En descendant dans la rue, les opposants à la dé-sexualisation du mariage civil montrent, s'il en était besoin, à quel point le catholicisme pratiquant, loin de cet universalisme qu'il revendique, constitue l'une des propriétés de groupes sociaux homogènes qui peuvent fort bien être définis en termes sociométriques, âge, profession ou revenu, mais aussi géographiques, et à ce titre la base de données des immatriculations des cars employés pour conduire les pèlerins à Paris fournira des informations précieuses, ou politiques. Comme celle des prohibitionnistes de Joseph Gusfield, leur entreprise de morale n'est qu'une façon de défendre leurs intérêts politiques et sociaux, défense sans espoir puisque ce pouvoir ne leur appartient plus.

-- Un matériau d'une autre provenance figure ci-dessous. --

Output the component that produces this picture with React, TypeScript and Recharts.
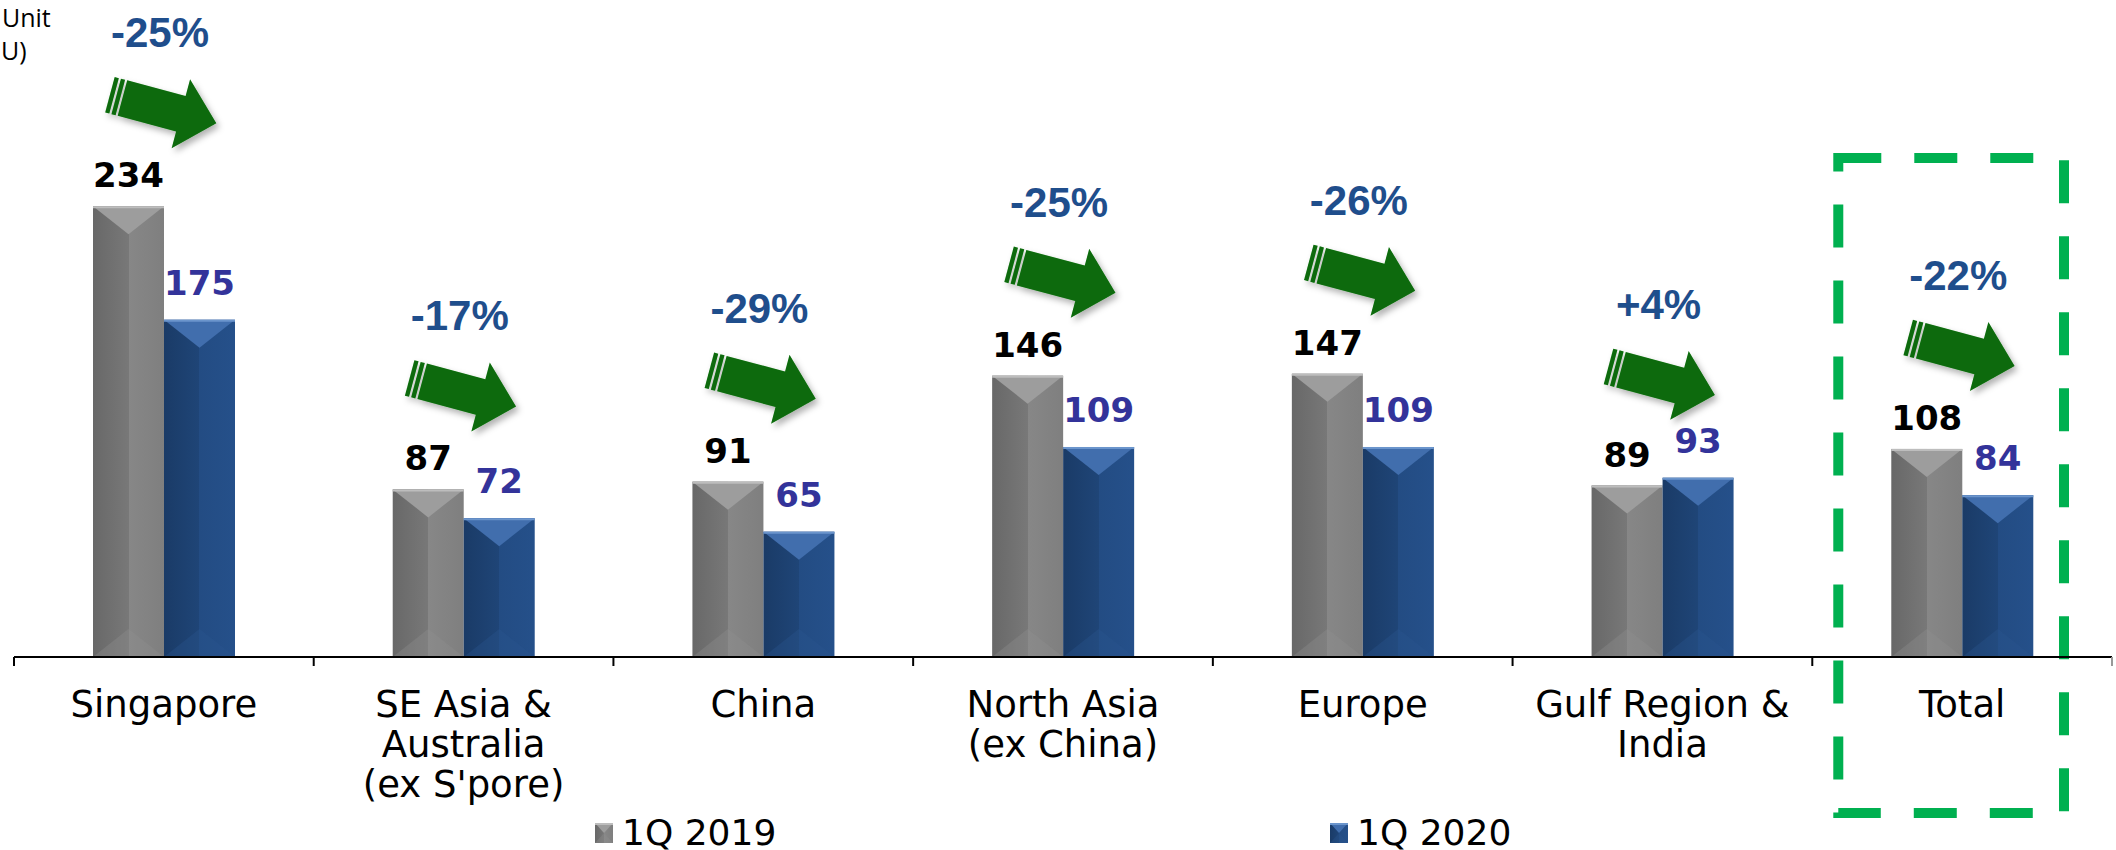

Mais une croisade morale conduite par l'église catholique contre l'égalité du droit au mariage souffre d'une faiblesse rédhibitoire, celle d'être menée par un bien piètre champion. Pouvoir temporel, le Vatican a certes, comme tout autre, le droit de se tromper : au moins lui faut-il alors reconnaître ses torts, ce qui, après tout, constitue le point central de la morale qu'il professe. Prêt à béatifier un pape coupable de complicité active dans un crime contre l'humanité qui n'est pas celui dont tout le monde parle, le Vatican se trouve aujourd'hui interdit bancaire. La Banque d'Italie vient en effet d'ordonner à la Deutsche Bank, qui gère les terminaux du micro-état, de désactiver ceux-ci, faute de progrès suffisants dans la lutte contre le blanchiment. Donnée comme très provisoire l'interdiction, aux toutes dernières nouvelles, dure encore : c'est que, là aussi, l'héritage pèse, et le passif, en l'occurrence celui de feu le très peu honorable Paul Marcinkus, semble bien difficile à apurer. Revendiquer, exiger, manifester, sont autant d'actions qui ne relèvent pas de la croyance, mais bien de la politique : et en la matière l'église catholique, en dépit, et à cause, de ses incessantes pulsions qui la poussent à intervenir dans la marche du monde, n'a aucune espèce de leçon, morale ou autre, à donner à qui que ce soit.